::: Exercise materials :::

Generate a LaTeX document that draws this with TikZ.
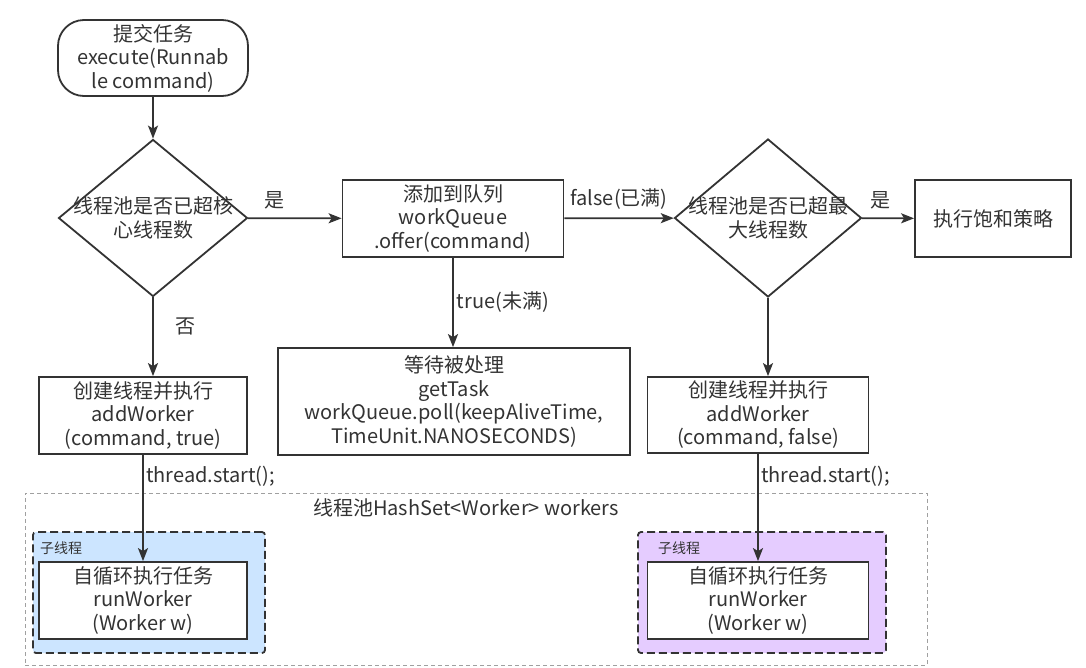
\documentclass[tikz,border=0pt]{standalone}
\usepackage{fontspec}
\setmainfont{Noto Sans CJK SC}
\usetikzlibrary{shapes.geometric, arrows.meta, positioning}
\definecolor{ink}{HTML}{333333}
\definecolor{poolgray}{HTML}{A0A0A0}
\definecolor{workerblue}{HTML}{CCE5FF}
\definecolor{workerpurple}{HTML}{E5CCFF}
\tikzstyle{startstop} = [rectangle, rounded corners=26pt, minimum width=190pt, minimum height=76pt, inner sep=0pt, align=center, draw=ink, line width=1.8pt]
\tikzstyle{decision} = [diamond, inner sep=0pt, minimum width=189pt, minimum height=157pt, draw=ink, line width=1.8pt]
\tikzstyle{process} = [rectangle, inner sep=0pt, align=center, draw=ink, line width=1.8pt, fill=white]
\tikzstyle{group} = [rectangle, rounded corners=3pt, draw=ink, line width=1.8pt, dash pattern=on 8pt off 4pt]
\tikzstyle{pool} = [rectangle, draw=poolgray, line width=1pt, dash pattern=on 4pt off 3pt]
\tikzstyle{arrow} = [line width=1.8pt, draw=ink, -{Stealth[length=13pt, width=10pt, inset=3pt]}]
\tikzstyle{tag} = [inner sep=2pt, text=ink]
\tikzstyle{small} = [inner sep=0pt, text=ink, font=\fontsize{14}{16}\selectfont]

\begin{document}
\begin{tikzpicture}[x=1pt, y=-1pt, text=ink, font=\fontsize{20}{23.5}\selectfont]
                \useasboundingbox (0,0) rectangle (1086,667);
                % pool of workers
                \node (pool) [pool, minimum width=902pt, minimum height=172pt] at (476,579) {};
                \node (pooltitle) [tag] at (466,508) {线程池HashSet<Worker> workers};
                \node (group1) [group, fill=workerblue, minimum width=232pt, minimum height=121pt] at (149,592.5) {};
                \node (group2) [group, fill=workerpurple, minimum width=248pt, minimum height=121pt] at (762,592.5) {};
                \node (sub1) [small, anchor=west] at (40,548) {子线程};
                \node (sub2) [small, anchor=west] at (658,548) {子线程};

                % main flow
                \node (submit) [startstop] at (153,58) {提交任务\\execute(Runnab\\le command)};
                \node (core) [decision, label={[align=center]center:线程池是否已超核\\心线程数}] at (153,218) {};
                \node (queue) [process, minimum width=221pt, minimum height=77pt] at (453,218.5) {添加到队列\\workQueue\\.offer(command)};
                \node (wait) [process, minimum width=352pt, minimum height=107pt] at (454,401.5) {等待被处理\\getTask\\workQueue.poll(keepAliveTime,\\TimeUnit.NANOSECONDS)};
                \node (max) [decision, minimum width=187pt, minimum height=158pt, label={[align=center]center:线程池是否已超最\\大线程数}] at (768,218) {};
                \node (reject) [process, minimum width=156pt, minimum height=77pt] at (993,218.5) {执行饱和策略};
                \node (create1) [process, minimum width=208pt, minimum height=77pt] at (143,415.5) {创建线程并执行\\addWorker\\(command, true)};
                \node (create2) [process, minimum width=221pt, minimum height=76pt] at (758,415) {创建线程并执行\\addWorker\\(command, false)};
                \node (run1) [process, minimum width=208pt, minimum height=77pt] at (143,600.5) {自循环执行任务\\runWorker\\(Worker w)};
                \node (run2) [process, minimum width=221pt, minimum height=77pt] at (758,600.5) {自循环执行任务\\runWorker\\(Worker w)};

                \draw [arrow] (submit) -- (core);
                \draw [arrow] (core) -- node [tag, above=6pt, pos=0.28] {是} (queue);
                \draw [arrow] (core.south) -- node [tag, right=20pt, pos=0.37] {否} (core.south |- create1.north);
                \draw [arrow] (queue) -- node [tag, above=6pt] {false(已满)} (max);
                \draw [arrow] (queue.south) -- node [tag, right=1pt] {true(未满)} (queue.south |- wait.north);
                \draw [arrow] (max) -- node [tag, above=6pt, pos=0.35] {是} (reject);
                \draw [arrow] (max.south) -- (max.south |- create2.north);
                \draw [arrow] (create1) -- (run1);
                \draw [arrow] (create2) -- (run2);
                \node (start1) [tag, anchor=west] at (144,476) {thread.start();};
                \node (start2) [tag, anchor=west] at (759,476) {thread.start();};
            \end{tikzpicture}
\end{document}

:::
::: Exercise materials :::

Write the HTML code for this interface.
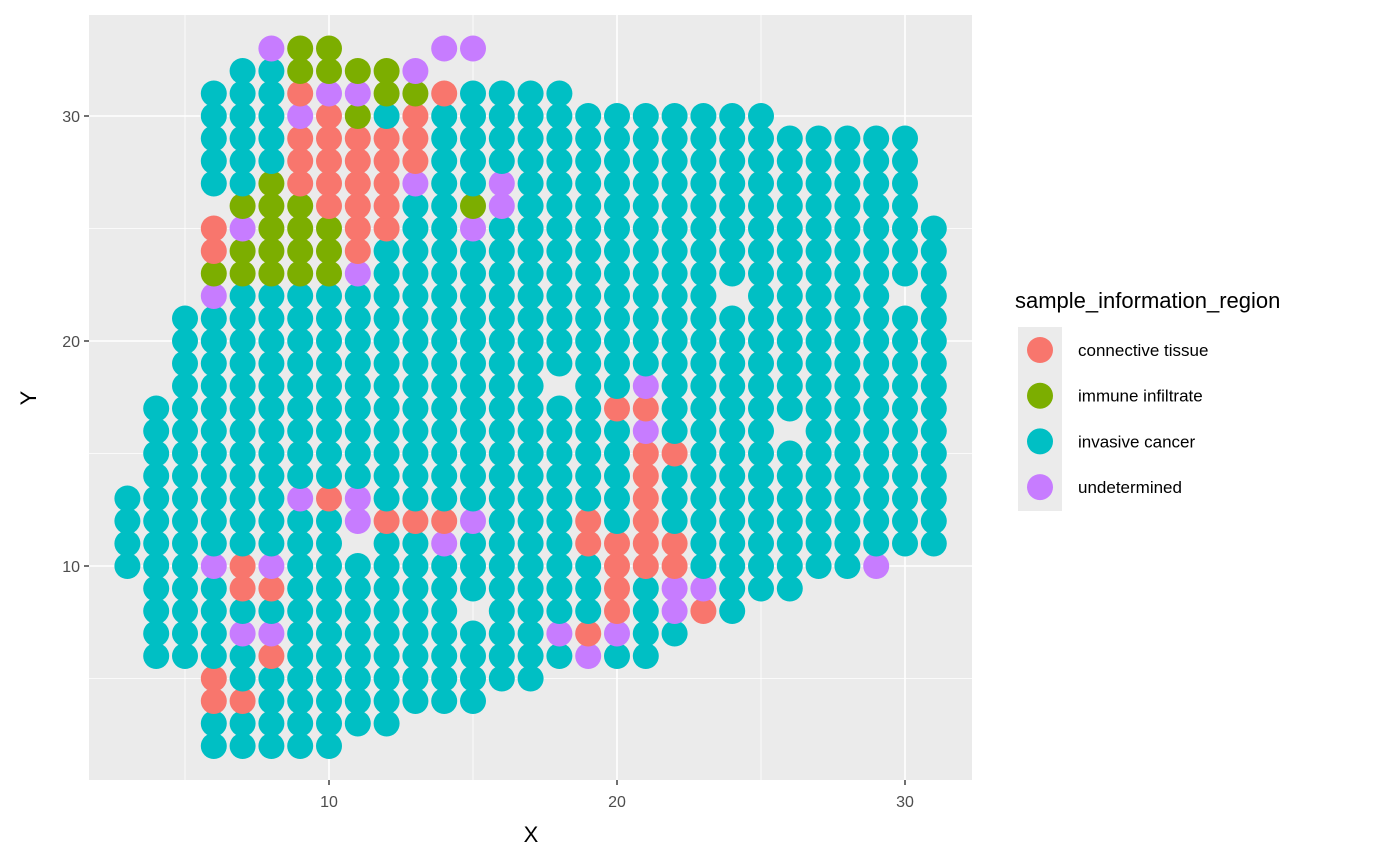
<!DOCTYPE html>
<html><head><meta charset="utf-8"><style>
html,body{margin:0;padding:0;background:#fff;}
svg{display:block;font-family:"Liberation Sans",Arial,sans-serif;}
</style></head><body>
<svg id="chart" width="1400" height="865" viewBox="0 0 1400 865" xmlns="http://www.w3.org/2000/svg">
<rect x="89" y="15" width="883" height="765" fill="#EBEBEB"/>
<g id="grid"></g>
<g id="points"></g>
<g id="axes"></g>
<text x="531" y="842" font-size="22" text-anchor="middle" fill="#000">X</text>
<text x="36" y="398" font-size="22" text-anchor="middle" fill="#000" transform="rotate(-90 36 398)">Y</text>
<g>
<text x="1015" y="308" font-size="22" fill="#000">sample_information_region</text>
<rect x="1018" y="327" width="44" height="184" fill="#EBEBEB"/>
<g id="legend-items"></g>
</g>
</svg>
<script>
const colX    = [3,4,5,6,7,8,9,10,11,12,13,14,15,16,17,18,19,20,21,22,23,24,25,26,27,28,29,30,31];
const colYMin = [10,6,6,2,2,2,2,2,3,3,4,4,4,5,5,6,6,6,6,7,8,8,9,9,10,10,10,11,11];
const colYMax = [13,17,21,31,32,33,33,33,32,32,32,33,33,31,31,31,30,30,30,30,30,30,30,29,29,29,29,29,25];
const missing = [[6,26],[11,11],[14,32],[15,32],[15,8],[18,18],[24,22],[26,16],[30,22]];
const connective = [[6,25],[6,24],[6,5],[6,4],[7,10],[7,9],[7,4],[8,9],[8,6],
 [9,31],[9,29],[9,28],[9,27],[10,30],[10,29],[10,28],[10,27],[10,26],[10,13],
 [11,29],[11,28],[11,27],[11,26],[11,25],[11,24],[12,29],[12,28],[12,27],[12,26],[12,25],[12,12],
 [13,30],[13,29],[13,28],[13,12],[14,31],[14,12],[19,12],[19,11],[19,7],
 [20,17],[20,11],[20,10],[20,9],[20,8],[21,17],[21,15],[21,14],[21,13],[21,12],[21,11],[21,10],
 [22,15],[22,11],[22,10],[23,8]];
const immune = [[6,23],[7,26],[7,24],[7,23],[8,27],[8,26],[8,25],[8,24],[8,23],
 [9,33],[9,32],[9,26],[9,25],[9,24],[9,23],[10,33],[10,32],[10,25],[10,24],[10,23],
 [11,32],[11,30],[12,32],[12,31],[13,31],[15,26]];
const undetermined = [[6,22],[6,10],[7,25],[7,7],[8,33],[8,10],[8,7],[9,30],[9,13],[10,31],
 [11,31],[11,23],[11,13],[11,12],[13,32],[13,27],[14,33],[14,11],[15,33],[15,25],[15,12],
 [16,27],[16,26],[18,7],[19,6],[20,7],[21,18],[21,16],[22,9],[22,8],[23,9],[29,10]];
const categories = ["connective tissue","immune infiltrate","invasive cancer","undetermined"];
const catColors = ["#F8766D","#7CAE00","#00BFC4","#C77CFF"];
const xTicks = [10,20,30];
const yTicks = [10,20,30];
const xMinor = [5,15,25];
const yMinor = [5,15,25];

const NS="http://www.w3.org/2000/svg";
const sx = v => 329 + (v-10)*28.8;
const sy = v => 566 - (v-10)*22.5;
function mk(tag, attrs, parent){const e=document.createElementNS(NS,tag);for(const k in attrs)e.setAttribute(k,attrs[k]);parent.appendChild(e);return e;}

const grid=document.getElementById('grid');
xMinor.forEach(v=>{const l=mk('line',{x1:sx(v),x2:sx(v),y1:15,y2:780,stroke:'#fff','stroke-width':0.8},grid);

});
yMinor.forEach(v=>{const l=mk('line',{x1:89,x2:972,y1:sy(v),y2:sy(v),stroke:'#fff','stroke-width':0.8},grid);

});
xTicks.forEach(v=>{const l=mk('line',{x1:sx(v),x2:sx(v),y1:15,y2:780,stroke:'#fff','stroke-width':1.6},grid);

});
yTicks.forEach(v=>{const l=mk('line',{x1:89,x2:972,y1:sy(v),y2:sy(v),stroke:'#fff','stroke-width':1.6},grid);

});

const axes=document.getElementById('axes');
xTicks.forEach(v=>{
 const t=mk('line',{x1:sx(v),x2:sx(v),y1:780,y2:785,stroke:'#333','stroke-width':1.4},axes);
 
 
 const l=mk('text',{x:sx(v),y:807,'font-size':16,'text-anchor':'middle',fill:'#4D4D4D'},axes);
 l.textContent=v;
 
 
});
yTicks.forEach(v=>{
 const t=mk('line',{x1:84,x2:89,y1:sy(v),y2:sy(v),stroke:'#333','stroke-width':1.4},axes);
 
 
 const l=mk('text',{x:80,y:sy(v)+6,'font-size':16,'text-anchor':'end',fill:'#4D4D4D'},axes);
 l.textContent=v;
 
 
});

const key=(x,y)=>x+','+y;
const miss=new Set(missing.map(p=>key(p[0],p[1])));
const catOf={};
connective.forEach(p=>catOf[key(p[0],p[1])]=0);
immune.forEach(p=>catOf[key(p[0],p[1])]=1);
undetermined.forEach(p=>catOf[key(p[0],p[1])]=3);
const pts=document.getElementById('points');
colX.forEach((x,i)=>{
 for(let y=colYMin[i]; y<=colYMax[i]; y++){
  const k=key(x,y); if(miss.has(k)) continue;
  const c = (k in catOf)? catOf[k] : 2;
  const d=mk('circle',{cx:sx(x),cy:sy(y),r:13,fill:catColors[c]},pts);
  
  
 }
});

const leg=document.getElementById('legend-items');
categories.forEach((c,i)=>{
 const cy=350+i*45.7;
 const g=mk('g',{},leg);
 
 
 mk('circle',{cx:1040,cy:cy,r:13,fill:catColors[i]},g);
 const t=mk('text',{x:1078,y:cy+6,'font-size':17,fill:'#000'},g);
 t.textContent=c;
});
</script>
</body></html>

:::

From the entries above, copy every line that holds the word "this".

> _Answer to the problem_
Generate a LaTeX document that draws this with TikZ.
Write the HTML code for this interface.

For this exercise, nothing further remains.